Following release of the Galaxy S8 line earlier in the year, Samsung advised that, with the S8 decked out with a dedicated iris camera, iris scanning “uses mathematical pattern recognition of images of an individual’s iris, either from one or both eyes”.
“Each individual has a uniquely different and highly intricate iris pattern in each eye, which is fully developed at a very young age and remains unchanged throughout one’s lifetime,” Samsung advised. “This, combined with the fact that iris patterns are almost impossible to replicate, makes iris scanning one of the most secure and reliable biometric techniques available.”
Samsung explained that once a user registers their iris information on the Galaxy S8, the information is stored as an encrypted code.
“When a user attempts to access content, such as a protected app, the IR LED and iris camera work together to capture the iris pattern for recognition, and to extract and digitise the pattern, and compares the digitised pattern with the encrypted code to verify identification,” Samsung advised.
From smart device access to payments and beyond
As a means of accessing a smartphone or smart device, biometric verification has the potential to provide users a quick and easy alternative to tapping in a PIN number or password each time they want to unlock their device.

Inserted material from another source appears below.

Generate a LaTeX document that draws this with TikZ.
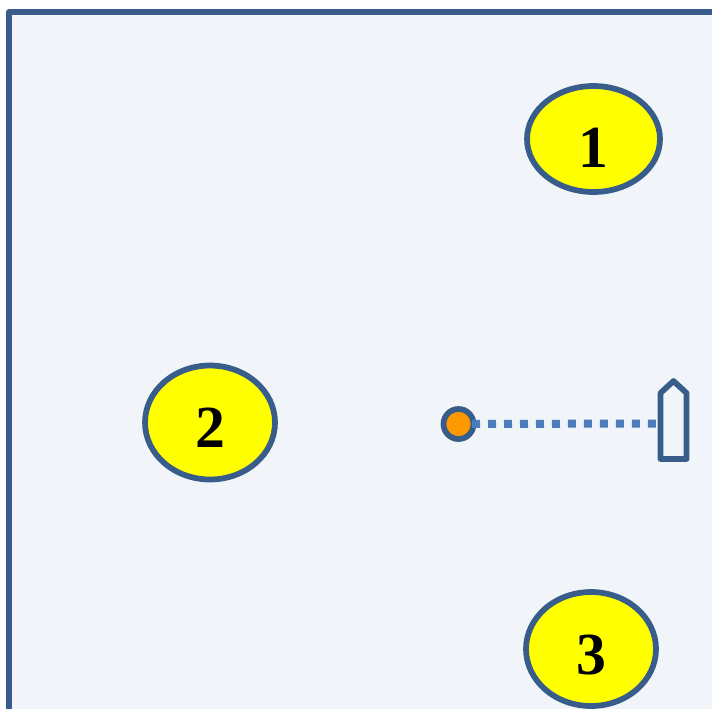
\documentclass[tikz,border=0pt]{standalone}
\usepackage{fontspec}
\setmainfont{Liberation Serif}
\usepackage{xcolor}
\definecolor{framecol}{HTML}{385D8A}
\definecolor{dotcol}{HTML}{4A7EBB}
\definecolor{panelcol}{HTML}{F1F5FA}
\definecolor{dotfill}{HTML}{FF9900}
\definecolor{islandcol}{HTML}{FFFF00}
\usetikzlibrary{shapes.geometric}

\begin{document}
\begin{tikzpicture}[
    x=0.02cm, y=-0.02cm,
    outline/.style={draw=framecol, line width=0.115cm},
    islandnode/.style={ellipse, outline, fill=islandcol, inner sep=0pt, font=\fontsize{34}{34}\selectfont\bfseries, text height=1.0cm, text depth=0pt}
]
    \useasboundingbox (0, 0) rectangle (712, 708);
    \clip (0, 0) rectangle (712, 708);

    % Panel
    \fill[panelcol] (9, 12) rectangle (730, 730);
    \draw[outline, line join=round] (9, 730) -- (9, 12) -- (730, 12);

    % Numbered ellipses
    \node[islandnode, text height=1.14cm, minimum width=2.66cm, minimum height=2.12cm] (isl1) at (593.5, 139) {1};
    \node[islandnode, minimum width=2.6cm, minimum height=2.28cm] (isl2) at (210, 422.5) {2};
    \node[islandnode, minimum width=2.6cm, minimum height=2.28cm] (isl3) at (591, 649) {3};

    % Boat
    \draw[outline, line join=round] (660.5, 459) -- (660.5, 393) -- (673.5, 381) -- (686.5, 393) -- (686.5, 459) -- cycle;
    \coordinate (bow) at (656, 423.5);

    % Dot and link
    \node[circle, outline, fill=dotfill, inner sep=0pt, minimum size=0.6cm] (dot) at (458.5, 424) {};
    \draw[draw=dotcol, line width=0.16cm, dash pattern=on 0.16cm off 0.16cm, shorten <=0.27cm] (dot.center) -- (bow);
\end{tikzpicture}
\end{document}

Certainly, bypassing the need for a PIN number or password, biometric verification can significantly simplify the authentication process, however as with any sort of security technology it is important to follow the proper procedures.
Consumers should do their research about the respective biometric verification technologies on offer and gain an understanding of how they operate before purchasing a new device.

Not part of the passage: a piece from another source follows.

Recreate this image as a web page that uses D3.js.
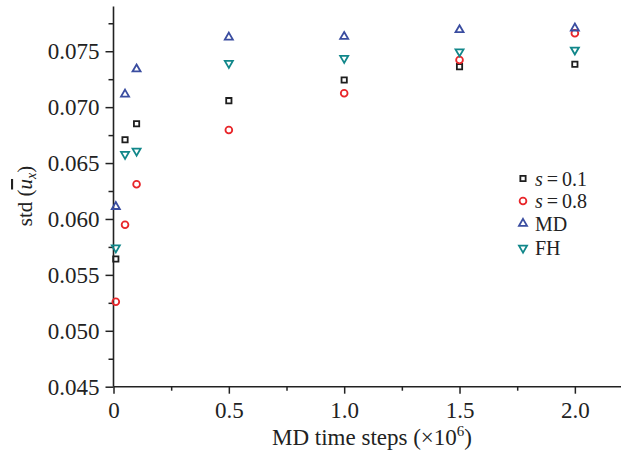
<!DOCTYPE html>
<html><head><meta charset="utf-8">
<script src="https://cdn.jsdelivr.net/npm/d3@7"></script>
<style>body{margin:0;background:#fff}svg{display:block}text{font-family:"Liberation Serif","Times New Roman",serif;fill:#222}</style>
</head><body><div id="chart"></div>
<script>
const steps = [0.01, 0.05, 0.1, 0.5, 1.0, 1.5, 2.0];
const s01 = [0.05642, 0.06709, 0.06852, 0.07058, 0.07243, 0.07362, 0.07384];
const s08 = [0.0526, 0.05949, 0.0631, 0.06796, 0.07124, 0.07422, 0.07661];
const md  = [0.0611, 0.07115, 0.0734, 0.07625, 0.07631, 0.07691, 0.07706];
const fh  = [0.05743, 0.06579, 0.06608, 0.07393, 0.07437, 0.07496, 0.07512];
const xTicks = [0, 0.5, 1.0, 1.5, 2.0];
const xMinor = [0.25, 0.75, 1.25, 1.75];
const yTicks = [0.045, 0.050, 0.055, 0.060, 0.065, 0.070, 0.075];
const yMinor = [0.0475, 0.0525, 0.0575, 0.0625, 0.0675, 0.0725, 0.0775];
const seriesNames = ["s=0.1", "s=0.8", "MD", "FH"];

const W = 625, H = 455;
const svg = d3.select("#chart").append("svg").attr("width", W).attr("height", H);
const x = d3.scaleLinear().domain([0, 2.2]).range([113.5, 621]);
const y = d3.scaleLinear().domain([0.045, 0.079]).range([386.7, 6.5]);
const ink = "#222";

const series = [
  {name: seriesNames[0], vals: s01, color: "#1e1e1e", type: d3.symbolSquare, size: 28, rot: 0},
  {name: seriesNames[1], vals: s08, color: "#e8262a", type: d3.symbolCircle, size: 36, rot: 0},
  {name: seriesNames[2], vals: md,  color: "#3a4da0", type: d3.symbolTriangle, size: 28, rot: 0},
  {name: seriesNames[3], vals: fh,  color: "#11878a", type: d3.symbolTriangle, size: 28, rot: 180}
];

// axes
const xAxis = svg.append("g").attr("transform", `translate(0,${y(0.045)})`)
  .call(d3.axisBottom(x).tickValues(xTicks).tickSize(7).tickPadding(8).tickFormat(d => d === 0 ? "0" : d3.format(".1f")(d)));
const xAxisMinor = svg.append("g").attr("transform", `translate(0,${y(0.045)})`)
  .call(d3.axisBottom(x).tickValues(xMinor).tickSize(4).tickFormat(""));
const yAxis = svg.append("g").attr("transform", `translate(${x(0)},0)`)
  .call(d3.axisLeft(y).tickValues(yTicks).tickSize(8).tickPadding(6).tickFormat(d3.format(".3f")));
const yAxisMinor = svg.append("g").attr("transform", `translate(${x(0)},0)`)
  .call(d3.axisLeft(y).tickValues(yMinor).tickSize(5).tickFormat(""));
[xAxis, xAxisMinor, yAxis, yAxisMinor].forEach(g => {
  g.attr("font-family", '"Liberation Serif",serif');
  g.selectAll(".domain").attr("stroke", ink).attr("stroke-width", 1.6);
  g.selectAll(".tick line").attr("stroke", ink).attr("stroke-width", 1.5);
  g.selectAll("text").attr("font-size", 23).attr("fill", ink).style("font-family", '"Liberation Serif",serif');
});
xAxisMinor.select(".domain").remove();
yAxisMinor.select(".domain").remove();
xAxis.select(".domain").attr("d", `M${x(0)},0H${x(2.2)}`);
yAxis.select(".domain").attr("d", `M0,${y(0.079)}V${y(0.045)}`);

// titles
svg.append("text").attr("x", 372).attr("y", 445).attr("text-anchor", "middle").attr("font-size", 23)
  .html('MD time steps (×10<tspan dy="-9" font-size="15">6</tspan><tspan dy="9">)</tspan>');
const yl = svg.append("text").attr("transform", "translate(32,196) rotate(-90)").attr("text-anchor", "middle").attr("font-size", 21);
yl.append("tspan").text("std (");
yl.append("tspan").attr("font-style", "italic").attr("text-decoration", "overline").text("u");
yl.append("tspan").attr("font-style", "italic").attr("font-size", 14).attr("dy", 4).text("x");
yl.append("tspan").attr("dy", -4).text(")");

// points
series.forEach(s => {
  const sym = d3.symbol().type(s.type).size(s.size);
  svg.append("g").selectAll("path").data(s.vals).join("path")
    .attr("d", sym)
    .attr("transform", (d, i) => `translate(${x(steps[i])},${y(d)}) rotate(${s.rot})`)
    .attr("fill", "none").attr("stroke", s.color).attr("stroke-width", 1.8);
});

// legend
const leg = svg.append("g");
const rows = [178.5, 201, 223.5, 248];
series.forEach((s, i) => {
  const sym = d3.symbol().type(s.type).size(s.size);
  leg.append("path").attr("d", sym)
    .attr("transform", `translate(523,${rows[i]}) rotate(${s.rot})`)
    .attr("fill", "none").attr("stroke", s.color).attr("stroke-width", 1.8);
  const t = leg.append("text").attr("x", 535).attr("y", rows[i] + 7).attr("font-size", 20);
  if (i < 2) {
    const parts = s.name.split("=");
    t.append("tspan").attr("font-style", "italic").text(parts[0]);
    t.append("tspan").text("\u2009=\u2009" + parts[1]);
  } else {
    t.text(s.name);
  }
});
</script></body></html>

Beyond smartphone access, the technology is finding its way into a range of applications – notably mobile payments, both in-store and online, with a number of technology heavyweights active in this market, offering digital wallet services.
Analyst firm Juniper Research earlier this year forecast that mobile payments authenticated by biometrics would total nearly 2 billion this year, rising from just over 600 million in 2016.
According to the Juniper research, Apple’s Apple Pay had provided the catalyst for initial growth, with other services, including Google’s Android Pay and Samsung’s Samsung Pay, increasingly offering biometric authentication solutions.
Meanwhile, as smart home and smart vehicle technology continues to evolve, biometric verification applications across an ever-growing ecosystem of devices could provide users convenient and personalised access to services. Indeed, amid the ever-growing Internet of Things, how biometric verification is employed across different industries and services, and how this shapes the user experience, will be a point of interest going forward.